■ **EXERCISE DETAILS**: Copy nothing but the text: reproduce each line of the listing exactly and leave the pictures out.

■ **SOURCE DATA**:
|---|
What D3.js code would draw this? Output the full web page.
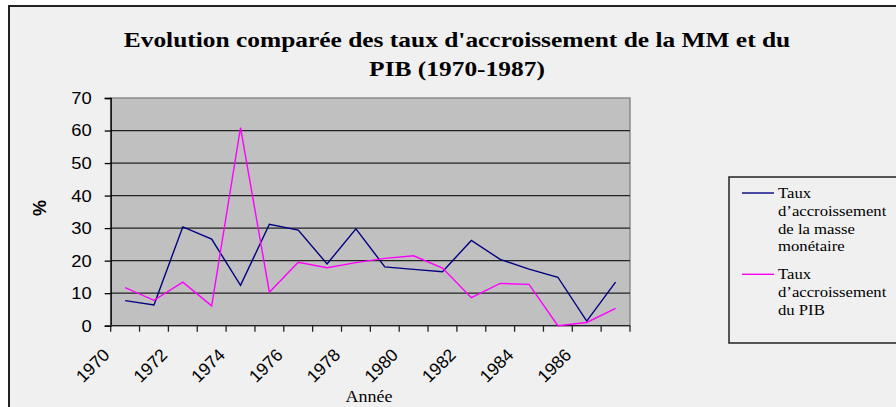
<!DOCTYPE html>
<html><head><meta charset="utf-8">
<script src="https://cdn.jsdelivr.net/npm/d3@7"></script>
<style>html,body{margin:0;padding:0;background:#fff;}svg{display:block;}</style>
</head><body>
<svg id="c" width="896" height="407"></svg>
<script>
const years = [1970,1971,1972,1973,1974,1975,1976,1977,1978,1979,1980,1981,1982,1983,1984,1985,1986,1987];
const tickYears = [1970,1972,1974,1976,1978,1980,1982,1984,1986];
const yTicks = [0,10,20,30,40,50,60,70];
const mm  = [7.7, 6.4, 30.4, 26.6, 12.4, 31.2, 29.4, 19.0, 29.8, 18.1, 17.3, 16.6, 26.2, 20.4, 17.4, 14.9, 1.4, 13.4];
const pib = [11.7, 7.8, 13.4, 6.1, 60.9, 10.3, 19.5, 17.8, 19.4, 20.7, 21.5, 17.7, 8.6, 13.0, 12.7, 0.0, 1.0, 5.3];
const seriesNames = [["Taux","d\u2019accroissement","de la masse","monétaire"],["Taux","d\u2019accroissement","du PIB"]];
const colors = ["#000080","#ff00ff"];
const titleLines = ["Evolution comparée des taux d'accroissement de la MM et du","PIB (1970-1987)"];

const svg = d3.select("#c");
function stretch(sel, f){
  sel.each(function(){ const w=this.getComputedTextLength(); d3.select(this).attr("textLength",w*f).attr("lengthAdjust","spacingAndGlyphs"); });
}
// chart area
svg.append("rect").attr("x",9).attr("y",6).attr("width",900).attr("height",420)
  .attr("fill","#f0f0f0").attr("stroke","#222").attr("stroke-width",2);

const L=110.7, R=630, T=98, B=325.7;
const x = d3.scaleBand().domain(years).range([L,R]).padding(0);
const y = d3.scaleLinear().domain([0,70]).range([B,T]);

svg.append("rect").attr("x",L).attr("y",T).attr("width",R-L).attr("height",B-T)
  .attr("fill","#c0c0c0").attr("stroke","#8a8a8a").attr("stroke-width",1.5);

// gridlines
svg.append("g").selectAll("line").data(yTicks.filter(d=>d>0&&d<70)).join("line")
  .attr("x1",L).attr("x2",R).attr("y1",d=>y(d)).attr("y2",d=>y(d))
  .attr("stroke","#222").attr("stroke-width",1.3);

// y axis
const ya = svg.append("g").attr("transform",`translate(${L},0)`)
  .call(d3.axisLeft(y).tickValues(yTicks).tickSize(6).tickPadding(13).tickFormat(d3.format("d")));
ya.select(".domain").attr("stroke","#000").attr("stroke-width",1.3);
ya.selectAll(".tick line").attr("stroke","#000").attr("stroke-width",1.3);
ya.selectAll("text").attr("font-family","Liberation Sans, Arial, sans-serif").attr("font-size",17).attr("fill","#000");
stretch(ya.selectAll("text"),1.08);

// x axis
svg.append("line").attr("x1",L).attr("x2",R).attr("y1",B).attr("y2",B).attr("stroke","#222").attr("stroke-width",1.3);
const bounds = years.map(d=>x(d)).concat([x(years[years.length-1])+x.bandwidth()]);
svg.append("g").selectAll("line").data(bounds).join("line")
  .attr("x1",d=>d).attr("x2",d=>d).attr("y1",B).attr("y2",B+6)
  .attr("stroke","#222").attr("stroke-width",1.3);
const xl = svg.append("g").selectAll("text").data(tickYears).join("text")
  .attr("transform",d=>`translate(${x(d)},356) rotate(-45)`)
  .attr("text-anchor","end")
  .attr("font-family","Liberation Sans, Arial, sans-serif").attr("font-size",17.5).attr("fill","#000")
  .text(d=>d);

// lines
const line = d3.line().x((d,i)=>x(years[i])+x.bandwidth()/2).y(d=>y(d));
[mm,pib].forEach((s,k)=>{
  svg.append("path").datum(s).attr("d",line).attr("fill","none")
    .attr("stroke",colors[k]).attr("stroke-width",1.4);
});

// title
const tt = svg.append("g").selectAll("text").data(titleLines).join("text")
  .attr("x",457).attr("y",(d,i)=>47+i*29).attr("text-anchor","middle")
  .attr("font-family","Liberation Serif, Times New Roman, serif").attr("font-weight","bold")
  .attr("font-size",21).attr("fill","#000")
  .text(d=>d);
stretch(tt,1.21);

// axis titles
const at = svg.append("text").attr("x",369).attr("y",402).attr("text-anchor","middle")
  .attr("font-family","Liberation Serif, Times New Roman, serif").attr("font-size",16).text("Année");
stretch(at,1.12);
svg.append("text").attr("transform","translate(46,208) rotate(-90)").attr("text-anchor","middle")
  .attr("font-family","Liberation Sans, Arial, sans-serif").attr("font-weight","bold").attr("font-size",18).text("%");

// legend
svg.append("rect").attr("x",729).attr("y",177).attr("width",200).attr("height",166)
  .attr("fill","#f0f0f0").attr("stroke","#222").attr("stroke-width",1.5);
const legY = [193, 274.3];
seriesNames.forEach((lines,k)=>{
  svg.append("line").attr("x1",742).attr("x2",774).attr("y1",legY[k]).attr("y2",legY[k])
    .attr("stroke",colors[k]).attr("stroke-width",1.4);
  const lt = svg.append("g").selectAll("text").data(lines).join("text")
    .attr("x",778).attr("y",(d,i)=>legY[k]+5+i*17.8)
    .attr("font-family","Liberation Serif, Times New Roman, serif").attr("font-size",14.5).attr("fill","#000")
    .text(d=>d);
  stretch(lt,1.15);
});
</script>
</body></html>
|---|
■ **EXERCISE RESPONSE**:
What D3.js code would draw this? Output the full web page.
<!DOCTYPE html>
<html><head><meta charset="utf-8">
<script src="https://cdn.jsdelivr.net/npm/d3@7"></script>
<style>html,body{margin:0;padding:0;background:#fff;}svg{display:block;}</style>
</head><body>
<svg id="c" width="896" height="407"></svg>
<script>
const years = [1970,1971,1972,1973,1974,1975,1976,1977,1978,1979,1980,1981,1982,1983,1984,1985,1986,1987];
const tickYears = [1970,1972,1974,1976,1978,1980,1982,1984,1986];
const yTicks = [0,10,20,30,40,50,60,70];
const mm  = [7.7, 6.4, 30.4, 26.6, 12.4, 31.2, 29.4, 19.0, 29.8, 18.1, 17.3, 16.6, 26.2, 20.4, 17.4, 14.9, 1.4, 13.4];
const pib = [11.7, 7.8, 13.4, 6.1, 60.9, 10.3, 19.5, 17.8, 19.4, 20.7, 21.5, 17.7, 8.6, 13.0, 12.7, 0.0, 1.0, 5.3];
const seriesNames = [["Taux","d\u2019accroissement","de la masse","monétaire"],["Taux","d\u2019accroissement","du PIB"]];
const colors = ["#000080","#ff00ff"];
const titleLines = ["Evolution comparée des taux d'accroissement de la MM et du","PIB (1970-1987)"];

const svg = d3.select("#c");
function stretch(sel, f){
  sel.each(function(){ const w=this.getComputedTextLength(); d3.select(this).attr("textLength",w*f).attr("lengthAdjust","spacingAndGlyphs"); });
}
// chart area
svg.append("rect").attr("x",9).attr("y",6).attr("width",900).attr("height",420)
  .attr("fill","#f0f0f0").attr("stroke","#222").attr("stroke-width",2);

const L=110.7, R=630, T=98, B=325.7;
const x = d3.scaleBand().domain(years).range([L,R]).padding(0);
const y = d3.scaleLinear().domain([0,70]).range([B,T]);

svg.append("rect").attr("x",L).attr("y",T).attr("width",R-L).attr("height",B-T)
  .attr("fill","#c0c0c0").attr("stroke","#8a8a8a").attr("stroke-width",1.5);

// gridlines
svg.append("g").selectAll("line").data(yTicks.filter(d=>d>0&&d<70)).join("line")
  .attr("x1",L).attr("x2",R).attr("y1",d=>y(d)).attr("y2",d=>y(d))
  .attr("stroke","#222").attr("stroke-width",1.3);

// y axis
const ya = svg.append("g").attr("transform",`translate(${L},0)`)
  .call(d3.axisLeft(y).tickValues(yTicks).tickSize(6).tickPadding(13).tickFormat(d3.format("d")));
ya.select(".domain").attr("stroke","#000").attr("stroke-width",1.3);
ya.selectAll(".tick line").attr("stroke","#000").attr("stroke-width",1.3);
ya.selectAll("text").attr("font-family","Liberation Sans, Arial, sans-serif").attr("font-size",17).attr("fill","#000");
stretch(ya.selectAll("text"),1.08);

// x axis
svg.append("line").attr("x1",L).attr("x2",R).attr("y1",B).attr("y2",B).attr("stroke","#222").attr("stroke-width",1.3);
const bounds = years.map(d=>x(d)).concat([x(years[years.length-1])+x.bandwidth()]);
svg.append("g").selectAll("line").data(bounds).join("line")
  .attr("x1",d=>d).attr("x2",d=>d).attr("y1",B).attr("y2",B+6)
  .attr("stroke","#222").attr("stroke-width",1.3);
const xl = svg.append("g").selectAll("text").data(tickYears).join("text")
  .attr("transform",d=>`translate(${x(d)},356) rotate(-45)`)
  .attr("text-anchor","end")
  .attr("font-family","Liberation Sans, Arial, sans-serif").attr("font-size",17.5).attr("fill","#000")
  .text(d=>d);

// lines
const line = d3.line().x((d,i)=>x(years[i])+x.bandwidth()/2).y(d=>y(d));
[mm,pib].forEach((s,k)=>{
  svg.append("path").datum(s).attr("d",line).attr("fill","none")
    .attr("stroke",colors[k]).attr("stroke-width",1.4);
});

// title
const tt = svg.append("g").selectAll("text").data(titleLines).join("text")
  .attr("x",457).attr("y",(d,i)=>47+i*29).attr("text-anchor","middle")
  .attr("font-family","Liberation Serif, Times New Roman, serif").attr("font-weight","bold")
  .attr("font-size",21).attr("fill","#000")
  .text(d=>d);
stretch(tt,1.21);

// axis titles
const at = svg.append("text").attr("x",369).attr("y",402).attr("text-anchor","middle")
  .attr("font-family","Liberation Serif, Times New Roman, serif").attr("font-size",16).text("Année");
stretch(at,1.12);
svg.append("text").attr("transform","translate(46,208) rotate(-90)").attr("text-anchor","middle")
  .attr("font-family","Liberation Sans, Arial, sans-serif").attr("font-weight","bold").attr("font-size",18).text("%");

// legend
svg.append("rect").attr("x",729).attr("y",177).attr("width",200).attr("height",166)
  .attr("fill","#f0f0f0").attr("stroke","#222").attr("stroke-width",1.5);
const legY = [193, 274.3];
seriesNames.forEach((lines,k)=>{
  svg.append("line").attr("x1",742).attr("x2",774).attr("y1",legY[k]).attr("y2",legY[k])
    .attr("stroke",colors[k]).attr("stroke-width",1.4);
  const lt = svg.append("g").selectAll("text").data(lines).join("text")
    .attr("x",778).attr("y",(d,i)=>legY[k]+5+i*17.8)
    .attr("font-family","Liberation Serif, Times New Roman, serif").attr("font-size",14.5).attr("fill","#000")
    .text(d=>d);
  stretch(lt,1.15);
});
</script>
</body></html>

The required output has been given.